If that difference stays constant, the underlying NAV total return will be fully passed through in the returns that shareholders will see, Shavar Halberstadt, equity research analyst at Winterflood, explained.
“For a trust on a premium, issuing additional shares will be accretive on a NAV per share basis, while for a trust on a discount, buying back shares will be NAV accretive. Either way, the key consideration is whether you think the premium or discount rating is sustainable over time,” he said.
“Buying a trust on a significant discount can see investors reap the dual benefit of underlying performance plus discount reduction over time as the market re-assesses its rating, whereas buying a trust on a significant premium could see underlying performance (partially) offset by a falling premium if the market deems that the trust has not met its expectations.”
So investors need to weigh up buying trusts on a premium, which tend to be priced based on strong performance, versus picking up value opportunities on big discounts.
In total, there are 23 trusts whose shares trade above their NAV. Below experts highlight three worth considering.
There are times when even very valuation-conscious investors might want to make exceptions, according to Robert Fullerton, senior research analyst at Hawksmoor Investment Management.
One of such exceptions could be Odyssean, which offers a “specialised, proven track record” for a trust that is deliberately keeping the its assets under management down to suit the strategy.
It is a £214.9m strategy with an FE fundinfo Crown rating of five and was the second-best performer in the IT UK Smaller Companies sector over the past five years.
It currently trades on a small premium because “it is quite small and has a sticky long-term shareholder register”, Fullerton explained.
Performance of fund against sector over 1yr
Source: FE Analytics
“They are a small team and are not chasing or gathering assets and the investment trust structure suits the strategy very well,” he said.
“We are very conscious of value, but there are times when you might make exceptions and take a long-term view of NAV performance and the team.

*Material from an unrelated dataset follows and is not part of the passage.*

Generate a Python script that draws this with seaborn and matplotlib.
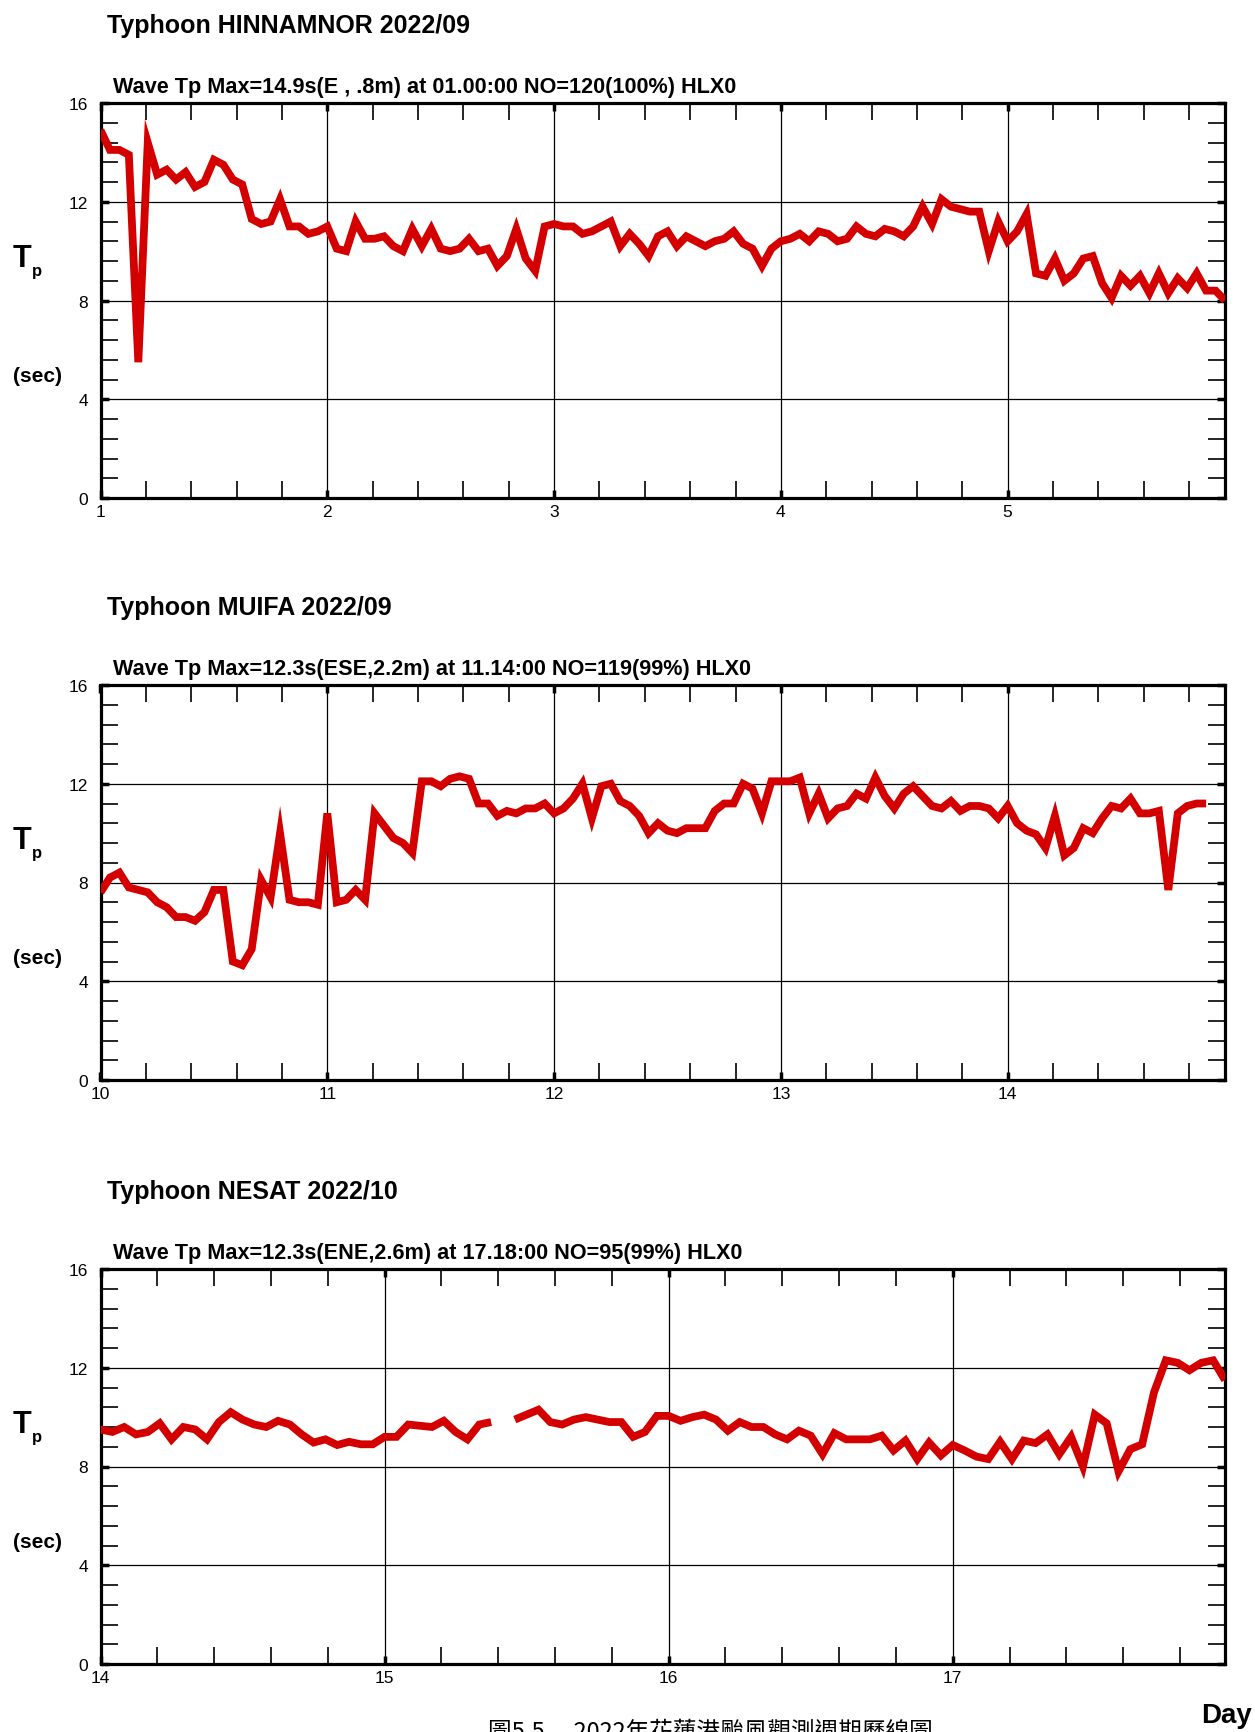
import numpy as np
import pandas as pd
import seaborn as sns
import matplotlib.pyplot as plt
from matplotlib.ticker import MultipleLocator

# figure size in pixels
W, H = 1255, 1733

titles = ['Typhoon HINNAMNOR 2022/09', 'Typhoon MUIFA 2022/09', 'Typhoon NESAT 2022/10']
subtitles = ['Wave Tp Max=14.9s(E , .8m) at 01.00:00 NO=120(100%) HLX0',
             'Wave Tp Max=12.3s(ESE,2.2m) at 11.14:00 NO=119(99%) HLX0',
             'Wave Tp Max=12.3s(ENE,2.6m) at 17.18:00 NO=95(99%) HLX0']
start_days = [1, 10, 14]
n_hours = [120, 120, 96]

# hourly peak period (sec)
tp_hinnamnor = [14.9, 14.1, 14.1, 13.9, 5.5, 14.4, 13.1, 13.3, 12.9, 13.2,
                12.6, 12.8, 13.7, 13.5, 12.9, 12.7, 11.3, 11.1, 11.2, 12.1,
                11.0, 11.0, 10.7, 10.8, 11.0, 10.1, 10.0, 11.2, 10.5, 10.5,
                10.6, 10.2, 10.0, 10.9, 10.2, 10.9, 10.1, 10.0, 10.1, 10.5,
                10.0, 10.1, 9.4, 9.8, 10.9, 9.7, 9.2, 11.0, 11.1, 11.0,
                11.0, 10.7, 10.8, 11.0, 11.2, 10.2, 10.7, 10.3, 9.8, 10.6,
                10.8, 10.2, 10.6, 10.4, 10.2, 10.4, 10.5, 10.8, 10.3, 10.1,
                9.4, 10.1, 10.4, 10.5, 10.7, 10.4, 10.8, 10.7, 10.4, 10.5,
                11.0, 10.7, 10.6, 10.9, 10.8, 10.6, 11.0, 11.8, 11.1, 12.1,
                11.8, 11.7, 11.6, 11.6, 10.0, 11.2, 10.4, 10.8, 11.5, 9.1,
                9.0, 9.7, 8.8, 9.1, 9.7, 9.8, 8.7, 8.1, 9.0, 8.6,
                9.0, 8.3, 9.1, 8.3, 8.9, 8.5, 9.1, 8.4, 8.4, 8.0]
tp_muifa = [7.6, 8.2, 8.4, 7.8, 7.7, 7.6, 7.2, 7.0, 6.6, 6.6,
            6.45, 6.8, 7.7, 7.7, 4.8, 4.65, 5.3, 8.1, 7.4, 10.0,
            7.3, 7.2, 7.2, 7.1, 10.8, 7.2, 7.3, 7.7, 7.3, 10.8,
            10.3, 9.8, 9.6, 9.2, 12.1, 12.1, 11.9, 12.2, 12.3, 12.2,
            11.2, 11.2, 10.7, 10.9, 10.8, 11.0, 11.0, 11.2, 10.8, 11.0,
            11.4, 12.0, 10.6, 11.9, 12.0, 11.3, 11.1, 10.7, 10.0, 10.4,
            10.1, 10.0, 10.2, 10.2, 10.2, 10.9, 11.2, 11.2, 12.0, 11.8,
            10.8, 12.1, 12.1, 12.1, 12.25, 10.8, 11.6, 10.6, 11.0, 11.1,
            11.6, 11.4, 12.25, 11.5, 11.0, 11.6, 11.9, 11.5, 11.1, 11.0,
            11.3, 10.9, 11.1, 11.1, 11.0, 10.6, 11.1, 10.4, 10.1, 9.95,
            9.4, 10.7, 9.1, 9.4, 10.2, 10.0, 10.6, 11.1, 11.0, 11.4,
            10.8, 10.8, 10.9, 7.7, 10.8, 11.1, 11.2, 11.2, np.nan, np.nan]
tp_nesat = [9.5, 9.4, 9.6, 9.3, 9.4, 9.75, 9.1, 9.6, 9.5, 9.1,
            9.8, 10.2, 9.9, 9.7, 9.6, 9.85, 9.7, 9.3, 8.97, 9.1,
            8.87, 9.0, 8.9, 8.9, 9.2, 9.2, 9.7, 9.65, 9.6, 9.85,
            9.4, 9.1, 9.7, 9.8, np.nan, 9.9, 10.1, 10.3, 9.8, 9.7,
            9.9, 10.0, 9.9, 9.8, 9.8, 9.2, 9.4, 10.05, 10.05, 9.85,
            10.0, 10.1, 9.9, 9.45, 9.8, 9.6, 9.6, 9.3, 9.1, 9.45,
            9.25, 8.5, 9.35, 9.1, 9.1, 9.1, 9.25, 8.65, 9.05, 8.3,
            8.97, 8.45, 8.87, 8.65, 8.4, 8.3, 9.0, 8.3, 9.05, 8.95,
            9.3, 8.5, 9.2, 8.0, 10.1, 9.75, 7.8, 8.7, 8.9, 11.0,
            12.3, 12.2, 11.9, 12.2, 12.3, 11.5]
series = [tp_hinnamnor, tp_muifa, tp_nesat]

# pixel layout of the three panels
ax_left, ax_right = 100.5, 1225
ax_tops = [104, 686, 1270]
ax_h = 395

sns.set_style('ticks')
plt.rcParams['font.family'] = ['Liberation Sans', 'DejaVu Sans']
plt.rcParams['text.color'] = 'black'

fig = plt.figure(figsize=(W / 100, H / 100), dpi=100)


def fx(x):
    return x / W


def fy(y):
    return 1 - y / H


for i in range(3):
    top = ax_tops[i]
    ax = fig.add_axes([fx(ax_left), fy(top + ax_h), (ax_right - ax_left) / W, ax_h / H])
    vals = np.array(series[i], dtype=float)
    hrs = np.arange(len(vals))
    df = pd.DataFrame({'day': start_days[i] + hrs / 24, 'tp': vals,
                       'seg': np.cumsum(np.isnan(vals))}).dropna()
    sns.lineplot(data=df, x='day', y='tp', units='seg', estimator=None,
                 color='#d40000', lw=5.6, ax=ax, legend=False,
                 solid_joinstyle='miter', solid_capstyle='butt', zorder=3)

    ax.set_xlim(start_days[i], start_days[i] + (n_hours[i] - 1) / 24)
    ax.set_ylim(0, 16)
    ax.xaxis.set_major_locator(MultipleLocator(1))
    ax.xaxis.set_minor_locator(MultipleLocator(0.2))
    ax.yaxis.set_major_locator(MultipleLocator(4))
    ax.yaxis.set_minor_locator(MultipleLocator(0.8))
    ax.grid(which='major', color='black', lw=0.9)
    ax.set_axisbelow(True)
    ax.tick_params(which='both', direction='in', top=True, right=True,
                   labelsize=12.5, colors='black')
    ax.tick_params(which='minor', length=12, width=1.2)
    ax.tick_params(which='major', length=6, width=2.5)
    ax.tick_params(axis='y', pad=9)
    ax.tick_params(axis='x', pad=4)
    for s in ax.spines.values():
        s.set_linewidth(2.3)
        s.set_color('black')
    ax.set_xlabel('')
    ax.set_ylabel('')

    off = top - 104
    fig.text(fx(107), fy(26 + off), titles[i], fontsize=18, fontweight='bold',
             va='center', ha='left')
    fig.text(fx(113), fy(87 + off), subtitles[i], fontsize=15.6, fontweight='bold',
             va='center', ha='left')
    fig.text(fx(13), fy(267 + off), 'T', fontsize=22, fontweight='bold',
             va='baseline', ha='left')
    fig.text(fx(32), fy(276 + off), 'p', fontsize=12, fontweight='bold',
             va='baseline', ha='left')
    fig.text(fx(13), fy(377 + off), '(sec)', fontsize=15, fontweight='bold',
             va='center', ha='left')

fig.text(fx(1252), fy(1716), 'Day', fontsize=20, fontweight='bold',
         va='center', ha='right')
# caption sits at the bottom edge and is cut off there, as in the source page
fig.text(fx(488), fy(1721), '圖5.5　 2022年花蓮港颱風觀測週期歷線圖', fontsize=17,
         va='top', ha='left', family=['Noto Sans CJK TC', 'DejaVu Sans'])

fig.savefig('out.png', dpi=100)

On top of that, Odyssean’s is not a very wide premium and it offers regular tenders as well, which support the share price.”

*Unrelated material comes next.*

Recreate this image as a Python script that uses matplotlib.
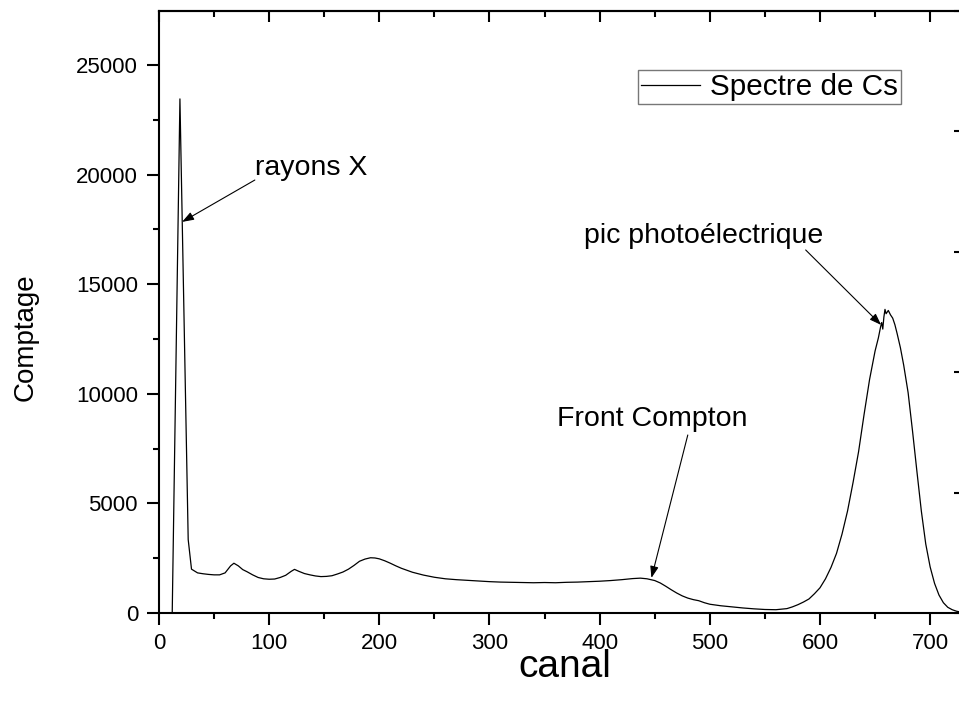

Halberstadt and his team are also recommending Odyssean* based on its “successful private-equity investment approach to listed companies and because it’s “a clear beneficiary of takeover interest for UK smaller companies”.

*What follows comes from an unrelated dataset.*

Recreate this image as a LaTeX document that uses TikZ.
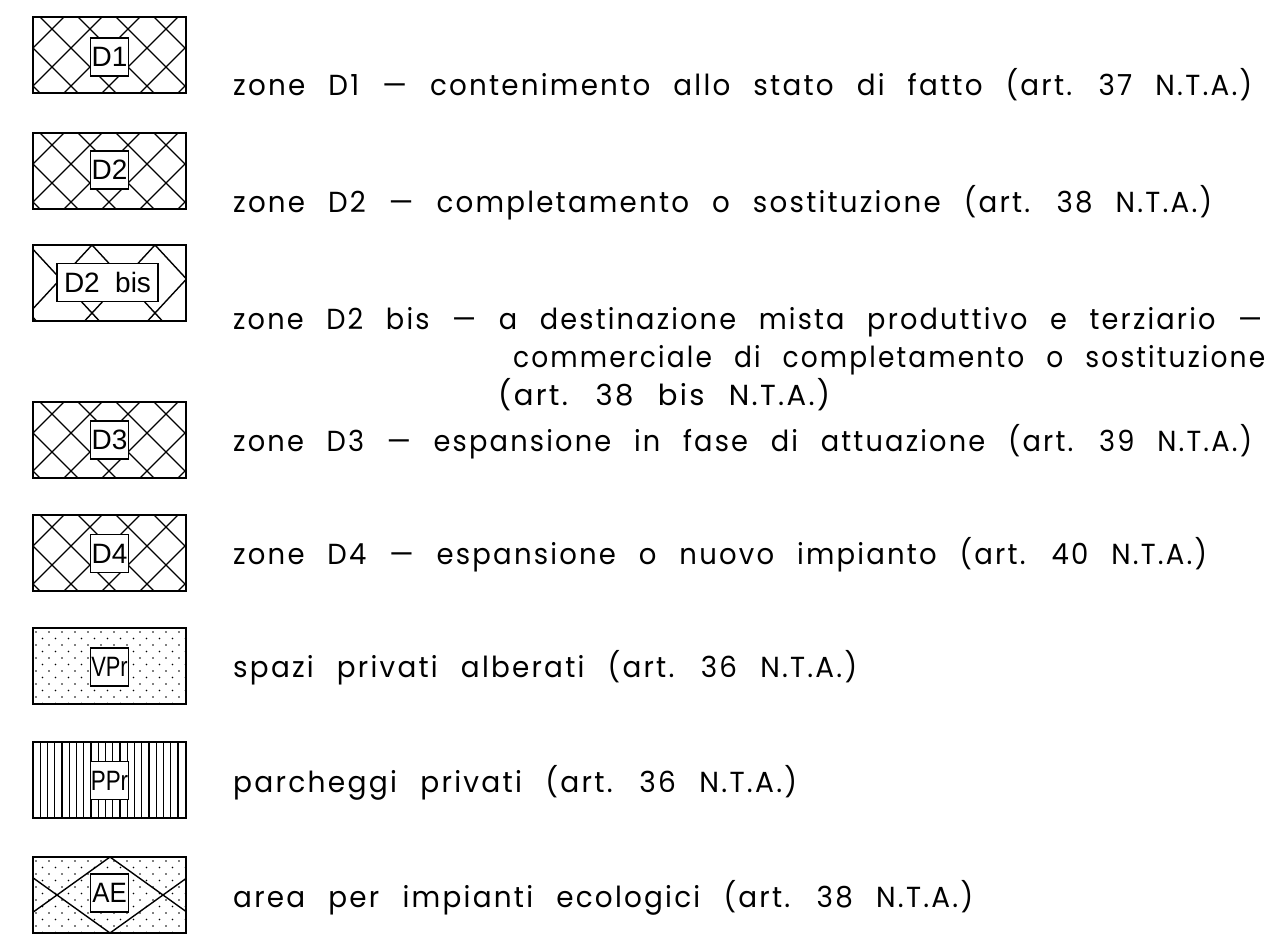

But they also highlighted Invesco Bond Income Plus*, a £330.9m strategy led by Rhys Davies, who aims to obtain both high income and capital growth by investing predominantly in high-yielding fixed-interest securities.
Performance of fund against sector and index over 1yr
Source: FE Analytics
“The trust is a potential beneficiary of a prospective downward interest rate trajectory, given its fixed rate debt exposure and careful management of credit risk,” Halberstadt said.
“Its premium rating reflects investor demand for its dividend yield, which has consistently increased over recent years, exceeds government bond rates and is based on a more selective portfolio than a passive high-yield bond index.”
Finally, Quilter Chieviot’s head of investment fund research Nick Wood said that even if two trusts trade at very different discount levels, the starting point from an investment perspective is whether the underlying investment adviser has the ability to outperform their stated objective.
“The discount and premium will come into the equation, but it is certainly not the be all and end all as some discounts are justified, just like some premiums are likewise there for a reason,” he added.
“Of the funds currently on a premium, none are positively rated by the Quilter Cheviot team at present, except 3i Infrastructure.”
Performance of fund against sector and index over 1yr
Source: FE Analytics
This £2.9bn vehicle is co-managed by Scott Moseley and Bernardo Sottomayor, whose aim is to provide a total return of 8% to 10% per annum with a progressive annual dividend per share.
Their primary focus is to acquire mid-market controlling majorities or significant minority positions and strong governance rights in infrastructure companies.
Currently, the portfolio is made up of 12 names – four in the energy transition sector, three in digitalisation and two in essential infrastructure renewal, while the remaining two are exposed to the demographic change megatrend and other critical infrastructure opportunities.